Emergency planners like the idea: in a power cut, devices such as phones are vital. Those trying to manage ageing power grids welcome anything that flattens the peaks in electricity consumption.
Mr Daniel’s company has already set up a dozen prototypes in Britain, including at a London theatre and in a neighbourhood in Southend-on-Sea. Another project is at Nupharo, a technological park in the Czech Republic. A conference held there this month looked at how to bring low-voltage DC power networks to people in poor countries who have scant chance of hooking up to the AC mains grid. A system that stores solar power and shares it among those needing to charge mobile phones or read at night meets a big need.
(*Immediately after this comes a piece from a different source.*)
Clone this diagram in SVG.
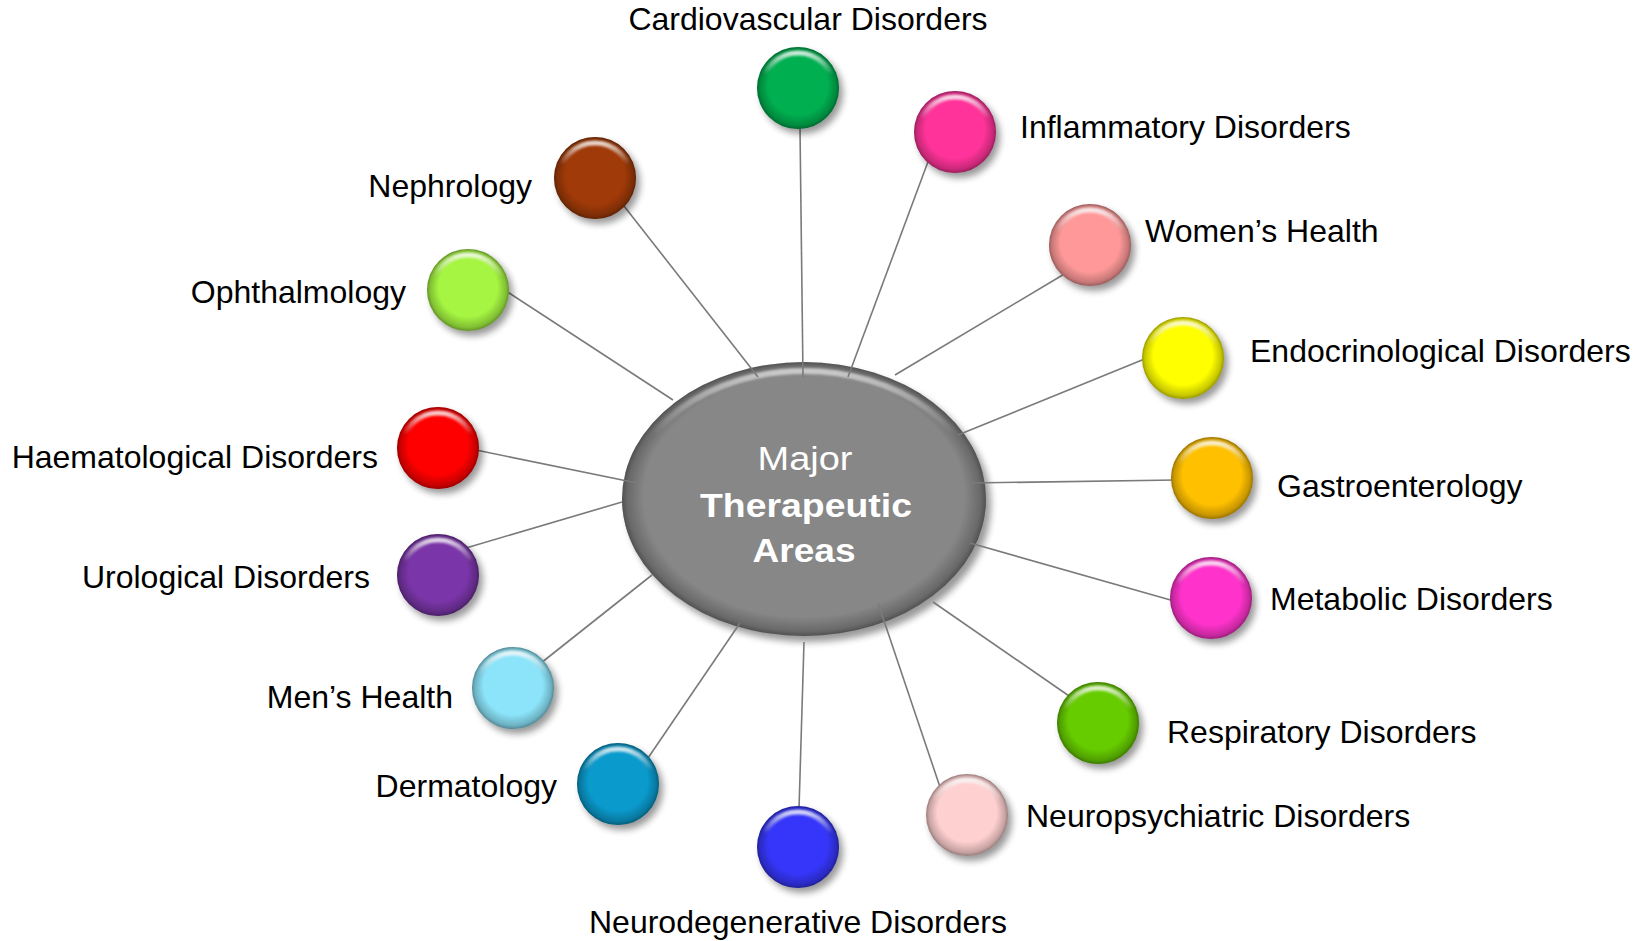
<svg xmlns="http://www.w3.org/2000/svg" width="1651" height="941" viewBox="0 0 1651 941">
<style>
  .lbl { font-family: "Liberation Sans", Arial, sans-serif; font-size: 32px; fill: #000; }
  .ctr { font-family: "Liberation Sans", Arial, sans-serif; font-size: 34px; fill: #fff; }
  .sh { fill: #000; opacity: 0.4; filter: url(#blur); }
  .dk { fill: url(#rimDark); }
  .hl { fill: none; stroke: url(#hlG); stroke-width: 5; filter: url(#soft); }
  .conn line { stroke: #7a7a7a; stroke-width: 1.6; }
</style>
<defs>
  <filter id="blur" x="-40%" y="-40%" width="180%" height="180%"><feGaussianBlur stdDeviation="3.5"/></filter>
  <filter id="soft" x="-20%" y="-20%" width="140%" height="140%"><feGaussianBlur stdDeviation="1.2"/></filter>
  <radialGradient id="rimDark" cx="0.5" cy="0.5" r="0.5" fx="0.5" fy="0.38">
    <stop offset="0.72" stop-color="#000" stop-opacity="0"/>
    <stop offset="0.93" stop-color="#000" stop-opacity="0.22"/>
    <stop offset="1" stop-color="#000" stop-opacity="0.4"/>
  </radialGradient>
  <linearGradient id="hlG" x1="0" y1="0" x2="0" y2="1">
    <stop offset="0" stop-color="#fff" stop-opacity="0.8"/>
    <stop offset="0.3" stop-color="#fff" stop-opacity="0"/>
  </linearGradient>
  <radialGradient id="ellDark" cx="0.5" cy="0.5" r="0.5" fx="0.5" fy="0.42">
    <stop offset="0.88" stop-color="#000" stop-opacity="0"/>
    <stop offset="0.97" stop-color="#000" stop-opacity="0.22"/>
    <stop offset="1" stop-color="#000" stop-opacity="0.4"/>
  </radialGradient>
  <linearGradient id="ellHl" x1="0" y1="0" x2="0" y2="1">
    <stop offset="0" stop-color="#fff" stop-opacity="0.6"/>
    <stop offset="0.25" stop-color="#fff" stop-opacity="0"/>
  </linearGradient>
</defs>
<rect width="1651" height="941" fill="#fff"/>

<g id="center">
  <ellipse class="sh" cx="809" cy="505" rx="182" ry="137"/>
  <ellipse cx="804" cy="499" rx="182" ry="137" fill="#878787"/>
  <ellipse cx="804" cy="499" rx="182" ry="137" fill="url(#ellDark)"/>
  <ellipse cx="804" cy="501" rx="175" ry="130" fill="none" stroke="url(#ellHl)" stroke-width="6" filter="url(#soft)"/>
  <text class="ctr" x="805" y="470" text-anchor="middle" textLength="95" lengthAdjust="spacingAndGlyphs">Major</text>
  <text class="ctr" x="806" y="517" text-anchor="middle" font-weight="bold" textLength="212" lengthAdjust="spacingAndGlyphs">Therapeutic</text>
  <text class="ctr" x="804" y="562" text-anchor="middle" font-weight="bold" textLength="103" lengthAdjust="spacingAndGlyphs">Areas</text>
</g>

<g id="connectors" class="conn">
  <line x1="800" y1="128" x2="803" y2="377"/>
  <line x1="929" y1="159" x2="848" y2="377"/>
  <line x1="624" y1="206" x2="758" y2="377"/>
  <line x1="1066" y1="273" x2="895" y2="375"/>
  <line x1="506" y1="291" x2="673" y2="400"/>
  <line x1="1147" y1="358" x2="958" y2="435"/>
  <line x1="476" y1="450" x2="637" y2="483"/>
  <line x1="1176" y1="480" x2="970" y2="483"/>
  <line x1="466" y1="548" x2="622" y2="502"/>
  <line x1="1174" y1="601" x2="970" y2="543"/>
  <line x1="541" y1="663" x2="652" y2="575"/>
  <line x1="1072" y1="698" x2="933" y2="602"/>
  <line x1="648" y1="758" x2="740" y2="623"/>
  <line x1="799" y1="809" x2="804" y2="642"/>
  <line x1="941" y1="790" x2="878" y2="603"/>
</g>

<g id="cardiovascular" transform="translate(798,88)">
  <circle class="sh" cx="4" cy="5" r="41"/><circle r="41" fill="#00B050"/><circle class="dk" r="41"/><circle class="hl" cy="1" r="36"/>
</g>
<text class="lbl" x="808" y="30" text-anchor="middle">Cardiovascular Disorders</text>

<g id="inflammatory" transform="translate(955,132)">
  <circle class="sh" cx="4" cy="5" r="41"/><circle r="41" fill="#FF3399"/><circle class="dk" r="41"/><circle class="hl" cy="1" r="36"/>
</g>
<text class="lbl" x="1020" y="138">Inflammatory Disorders</text>

<g id="nephrology" transform="translate(595,178)">
  <circle class="sh" cx="4" cy="5" r="41"/><circle r="41" fill="#A03A08"/><circle class="dk" r="41"/><circle class="hl" cy="1" r="36"/>
</g>
<text class="lbl" x="532" y="197" text-anchor="end">Nephrology</text>

<g id="womens-health" transform="translate(1090,245)">
  <circle class="sh" cx="4" cy="5" r="41"/><circle r="41" fill="#FF9999"/><circle class="dk" r="41"/><circle class="hl" cy="1" r="36"/>
</g>
<text class="lbl" x="1145" y="242">Women’s Health</text>

<g id="ophthalmology" transform="translate(468,290)">
  <circle class="sh" cx="4" cy="5" r="41"/><circle r="41" fill="#A5F542"/><circle class="dk" r="41"/><circle class="hl" cy="1" r="36"/>
</g>
<text class="lbl" x="406" y="303" text-anchor="end">Ophthalmology</text>

<g id="endocrinological" transform="translate(1183,358)">
  <circle class="sh" cx="4" cy="5" r="41"/><circle r="41" fill="#FFFF00"/><circle class="dk" r="41"/><circle class="hl" cy="1" r="36"/>
</g>
<text class="lbl" x="1250" y="362">Endocrinological Disorders</text>

<g id="haematological" transform="translate(438,448)">
  <circle class="sh" cx="4" cy="5" r="41"/><circle r="41" fill="#FF0000"/><circle class="dk" r="41"/><circle class="hl" cy="1" r="36"/>
</g>
<text class="lbl" x="378" y="468" text-anchor="end">Haematological Disorders</text>

<g id="gastroenterology" transform="translate(1212,478)">
  <circle class="sh" cx="4" cy="5" r="41"/><circle r="41" fill="#FFC000"/><circle class="dk" r="41"/><circle class="hl" cy="1" r="36"/>
</g>
<text class="lbl" x="1277" y="497">Gastroenterology</text>

<g id="urological" transform="translate(438,575)">
  <circle class="sh" cx="4" cy="5" r="41"/><circle r="41" fill="#7A35A8"/><circle class="dk" r="41"/><circle class="hl" cy="1" r="36"/>
</g>
<text class="lbl" x="370" y="588" text-anchor="end">Urological Disorders</text>

<g id="metabolic" transform="translate(1211,598)">
  <circle class="sh" cx="4" cy="5" r="41"/><circle r="41" fill="#FF33CC"/><circle class="dk" r="41"/><circle class="hl" cy="1" r="36"/>
</g>
<text class="lbl" x="1270" y="610">Metabolic Disorders</text>

<g id="mens-health" transform="translate(513,688)">
  <circle class="sh" cx="4" cy="5" r="41"/><circle r="41" fill="#8CE4FA"/><circle class="dk" r="41"/><circle class="hl" cy="1" r="36"/>
</g>
<text class="lbl" x="453" y="708" text-anchor="end">Men’s Health</text>

<g id="respiratory" transform="translate(1098,723)">
  <circle class="sh" cx="4" cy="5" r="41"/><circle r="41" fill="#66CC00"/><circle class="dk" r="41"/><circle class="hl" cy="1" r="36"/>
</g>
<text class="lbl" x="1167" y="743">Respiratory Disorders</text>

<g id="dermatology" transform="translate(618,784)">
  <circle class="sh" cx="4" cy="5" r="41"/><circle r="41" fill="#0A9ACC"/><circle class="dk" r="41"/><circle class="hl" cy="1" r="36"/>
</g>
<text class="lbl" x="557" y="797" text-anchor="end">Dermatology</text>

<g id="neurodegenerative" transform="translate(798,847)">
  <circle class="sh" cx="4" cy="5" r="41"/><circle r="41" fill="#3636FA"/><circle class="dk" r="41"/><circle class="hl" cy="1" r="36"/>
</g>
<text class="lbl" x="798" y="933" text-anchor="middle">Neurodegenerative Disorders</text>

<g id="neuropsychiatric" transform="translate(967,815)">
  <circle class="sh" cx="4" cy="5" r="41"/><circle r="41" fill="#FFD0D0"/><circle class="dk" r="41"/><circle class="hl" cy="1" r="36"/>
</g>
<text class="lbl" x="1026" y="827">Neuropsychiatric Disorders</text>
</svg>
Electricity-lovers are excited. Low-voltage DC power is cheap, safe and green. Big companies are working on rejigging chips and logic to fit the new standard. The first USB PD devices will come to market in 2014, with a “big roll-out” in 2015, says Brad Saunders of Intel. Gregory Reed, of the Swanson School of Engineering at the University of Pittsburgh, calls the new USB standard a “game-changer”. Big data centres, with their huge, humming arrays of servers, are already using DC circuits. Homes and offices will follow, he says.
The shift comes just in time for the “internet of things”—the idea that devices and gadgets can talk intelligently and automatically to each other online. That will mean many millions of new bits of equipment, all needing their own power supply and means of communication. The new USB standard provides both.
Mr Bhatt, who invented it 20 years ago, is delighted. His next plan is to make the USB cable “flippable”—so that the plug fits the socket whichever way it is inserted (for now it works only one way round). That tiresome flaw is because an original design priority was to make manufacture as cheap as possible: few believed his idea would really catch on.